* [YOUR TASK]:
Retype the records below from their first line through the line holding "(0,0) rectangle (1069,711);", including both ends and no pictures.

* [DATA TO PROCESS]:
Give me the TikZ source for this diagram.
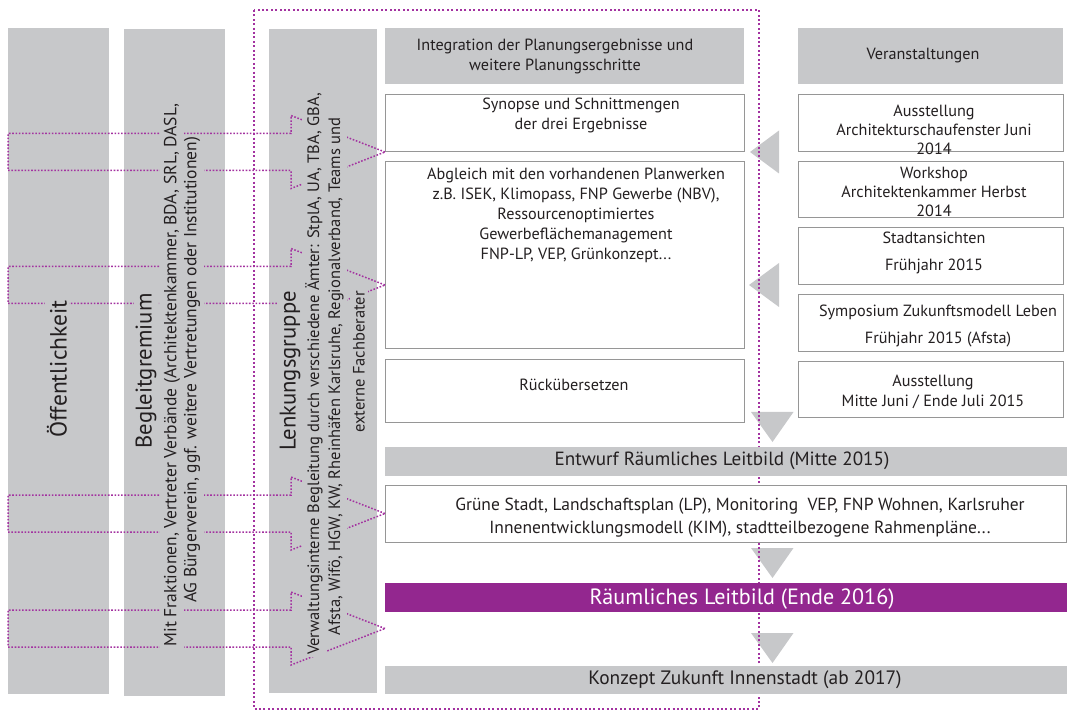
\documentclass[tikz,border=0pt]{standalone}
\usepackage{fontspec}
\setmainfont{PT Sans}
\usetikzlibrary{calc}
\definecolor{barGray}{RGB}{199,200,202}
\definecolor{boxEdge}{RGB}{150,150,150}
\definecolor{leitPurple}{RGB}{147,39,143}
\definecolor{dotPurple}{RGB}{163,50,160}
\definecolor{ink}{RGB}{35,31,32}
\tikzset{
  column/.style={fill=barGray, anchor=north west, inner sep=0pt, outer sep=0pt},
  headbar/.style={fill=barGray, anchor=north west, inner sep=0pt, outer sep=0pt},
  infobox/.style={draw=boxEdge, line width=1pt, fill=white, anchor=north west, inner sep=0pt, outer sep=0pt},
  txt/.style={text=ink, align=center, inner sep=0pt, font=\fontsize{16.2}{20}\selectfont},
  coltxt/.style={rotate=90, fill=barGray, text=ink, inner xsep=2pt, inner ysep=3.5pt, font=\fontsize{16.5}{20}\selectfont},
  coltitle/.style={coltxt, inner ysep=2pt, font=\fontsize{22.7}{26}\selectfont},
  linkdots/.style={draw=dotPurple, line width=1.5pt, dash pattern=on 1.6pt off 1.7pt},
  framedots/.style={draw=dotPurple, line width=2pt, dash pattern=on 2pt off 2.4pt},
  tipgray/.style={fill=barGray}
}
\begin{document}
\begin{tikzpicture}[x=1pt, y=-1pt]
  \useasboundingbox (0,0) rectangle (1069,711);

  % Spalten links
  \node[column, minimum width=101pt, minimum height=666pt] (oeff) at (8,28) {};
  \node[column, minimum width=101pt, minimum height=667pt] (begl) at (124,29) {};
  \node[column, minimum width=108pt, minimum height=664pt] (lenk) at (269,29) {};

  % Pfeile (grau)
  \fill[tipgray] (750,152) -- (779,130.5) -- (779,173.5) -- cycle;
  \fill[tipgray] (749,285) -- (779,263) -- (779,307) -- cycle;
  \foreach \ty in {412,548,633}
    \fill[tipgray] (751,\ty) -- (793.5,\ty) -- (772.5,\ty+30) -- cycle;

  % Rahmen
  \draw[framedots] (254,10) rectangle (759,709);

  % Mitte
  \node[headbar, minimum width=359pt, minimum height=56pt] (integ) at (385,28) {};
  \node[infobox, minimum width=359pt, minimum height=57pt] (syn) at (385,95) {};
  \node[infobox, minimum width=359pt, minimum height=187pt] (abg) at (385,162) {};
  \node[infobox, minimum width=359pt, minimum height=63pt] (rueck) at (385,360) {};

  % Veranstaltungen
  \node[headbar, minimum width=265pt, minimum height=56pt] (veran) at (798,28) {};
  \node[infobox, minimum width=265pt, minimum height=57pt] (aus1) at (798,95) {};
  \node[infobox, minimum width=265pt, minimum height=56pt] (work) at (798,162) {};
  \node[infobox, minimum width=265pt, minimum height=57pt] (stadt) at (798,228) {};
  \node[infobox, minimum width=265pt, minimum height=57pt] (symp) at (798,295) {};
  \node[infobox, minimum width=265pt, minimum height=56pt] (aus2) at (798,362) {};

  % Balken unten
  \node[headbar, minimum width=682pt, minimum height=29pt] (entw) at (385,447) {};
  \node[infobox, minimum width=681pt, minimum height=57pt] (gruen) at (385,485) {};
  \node[headbar, fill=leitPurple, minimum width=682pt, minimum height=29pt] (leit) at (385,583) {};
  \node[headbar, minimum width=682pt, minimum height=28pt] (konz) at (385,666) {};

  % gepunktete Blockpfeile
  \coordinate (tipA) at (syn.south west);
  \coordinate (tipB) at (abg.west |- stadt.south);
  \coordinate (tipC) at (gruen.west);
  \coordinate (tipD) at (385,628.5);
  \foreach \t in {tipA,tipB,tipC,tipD}
    \draw[linkdots] (\t) -- ++(-94,-36.5) -- ++(0,18) -- ++(-283,0) -- ++(0,37)
      -- ++(283,0) -- ++(0,18) -- cycle;

  % Texte
  \node[txt] (integT) at (555,56) {Integration der Planungsergebnisse und\\weitere Planungsschritte};
  \node[txt] (synT) at (581,115) {Synopse und Schnittmengen\\der drei Ergebnisse};
  \node[txt] (abgT) at (576,215) {Abgleich mit den vorhandenen Planwerken\\z.B. ISEK, Klimopass, FNP Gewerbe (NBV),\\Ressourcenoptimiertes\\Gewerbeflächemanagement\\FNP-LP, VEP, Grünkonzept...};
  \node[txt] (rueckT) at (574,385) {Rückübersetzen};
  \node[txt] (veranT) at (923,56) {Veranstaltungen};
  \node[txt, font=\fontsize{16.2}{19}\selectfont] (aus1T) at (934,130) {Ausstellung\\Architekturschaufenster Juni\\2014};
  \node[txt, font=\fontsize{16.2}{19}\selectfont] (workT) at (934,192) {Workshop\\Architektenkammer Herbst\\2014};
  \node[txt, font=\fontsize{16.2}{27}\selectfont] (stadtT) at (934,252.5) {Stadtansichten\\Frühjahr 2015};
  \node[txt, font=\fontsize{16.2}{27}\selectfont] (sympT) at (938,326.5) {Symposium Zukunftsmodell Leben\\Frühjahr 2015 (Afsta)};
  \node[txt] (aus2T) at (933,392) {Ausstellung\\Mitte Juni / Ende Juli 2015};
  \node[txt, font=\fontsize{19.1}{22}\selectfont] (entwT) at (722,461) {Entwurf Räumliches Leitbild (Mitte 2015)};
  \node[txt, font=\fontsize{17.5}{23}\selectfont] (gruenT) at (740,518) {Grüne Stadt, Landschaftsplan (LP), Monitoring~ VEP, FNP Wohnen, Karlsruher\\Innenentwicklungsmodell (KIM), stadtteilbezogene Rahmenpläne...};
  \node[txt, text=white, font=\fontsize{22.1}{26}\selectfont] (leitT) at (742,599) {Räumliches Leitbild (Ende 2016)};
  \node[txt, font=\fontsize{19.4}{22}\selectfont] (konzT) at (745,680) {Konzept Zukunft Innenstadt (ab 2017)};

  \node[coltitle, font=\fontsize{23.5}{26}\selectfont] (oeffT) at (57,369) {Öffentlichkeit};
  \node[coltitle] (beglT) at (146,371) {Begleitgremium};
  \node[coltxt, font=\fontsize{17.5}{20}\selectfont] (beglA) at (172,375) {Mit Fraktionen, Vertreter Verbände (Architektenkammer, BDA, SRL, DASL,};
  \node[coltxt, font=\fontsize{17.5}{20}\selectfont] (beglB) at (192,370) {AG Bürgerverein, ggf. weitere Vertretungen oder Institutionen)};
  \node[coltitle] (lenkT) at (290,371) {Lenkungsgruppe};
  \node[coltxt] (lenkA) at (314,374) {Verwaltungsinterne Begleitung durch verschiedene Ämter: StplA, UA, TBA, GBA,};
  \node[coltxt] (lenkB) at (336,376.5) {Afsta, Wifö, HGW, KW, Rheinhäfen Karlsruhe, Regionalverband, Teams und};
  \node[coltxt] (lenkC) at (359,362) {externe Fachberater};
\end{tikzpicture}
\end{document}
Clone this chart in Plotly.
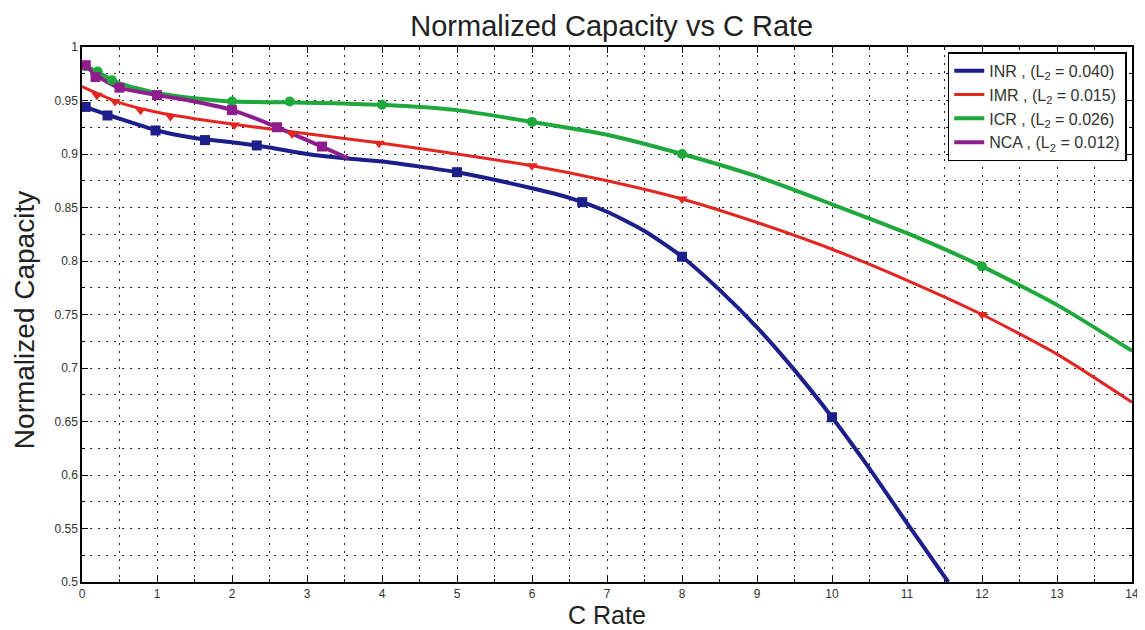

* [OUTPUT OF THE EXERCISE]:
Give me the TikZ source for this diagram.
\documentclass[tikz,border=0pt]{standalone}
\usepackage{fontspec}
\setmainfont{PT Sans}
\usetikzlibrary{calc}
\definecolor{barGray}{RGB}{199,200,202}
\definecolor{boxEdge}{RGB}{150,150,150}
\definecolor{leitPurple}{RGB}{147,39,143}
\definecolor{dotPurple}{RGB}{163,50,160}
\definecolor{ink}{RGB}{35,31,32}
\tikzset{
  column/.style={fill=barGray, anchor=north west, inner sep=0pt, outer sep=0pt},
  headbar/.style={fill=barGray, anchor=north west, inner sep=0pt, outer sep=0pt},
  infobox/.style={draw=boxEdge, line width=1pt, fill=white, anchor=north west, inner sep=0pt, outer sep=0pt},
  txt/.style={text=ink, align=center, inner sep=0pt, font=\fontsize{16.2}{20}\selectfont},
  coltxt/.style={rotate=90, fill=barGray, text=ink, inner xsep=2pt, inner ysep=3.5pt, font=\fontsize{16.5}{20}\selectfont},
  coltitle/.style={coltxt, inner ysep=2pt, font=\fontsize{22.7}{26}\selectfont},
  linkdots/.style={draw=dotPurple, line width=1.5pt, dash pattern=on 1.6pt off 1.7pt},
  framedots/.style={draw=dotPurple, line width=2pt, dash pattern=on 2pt off 2.4pt},
  tipgray/.style={fill=barGray}
}
\begin{document}
\begin{tikzpicture}[x=1pt, y=-1pt]
  \useasboundingbox (0,0) rectangle (1069,711);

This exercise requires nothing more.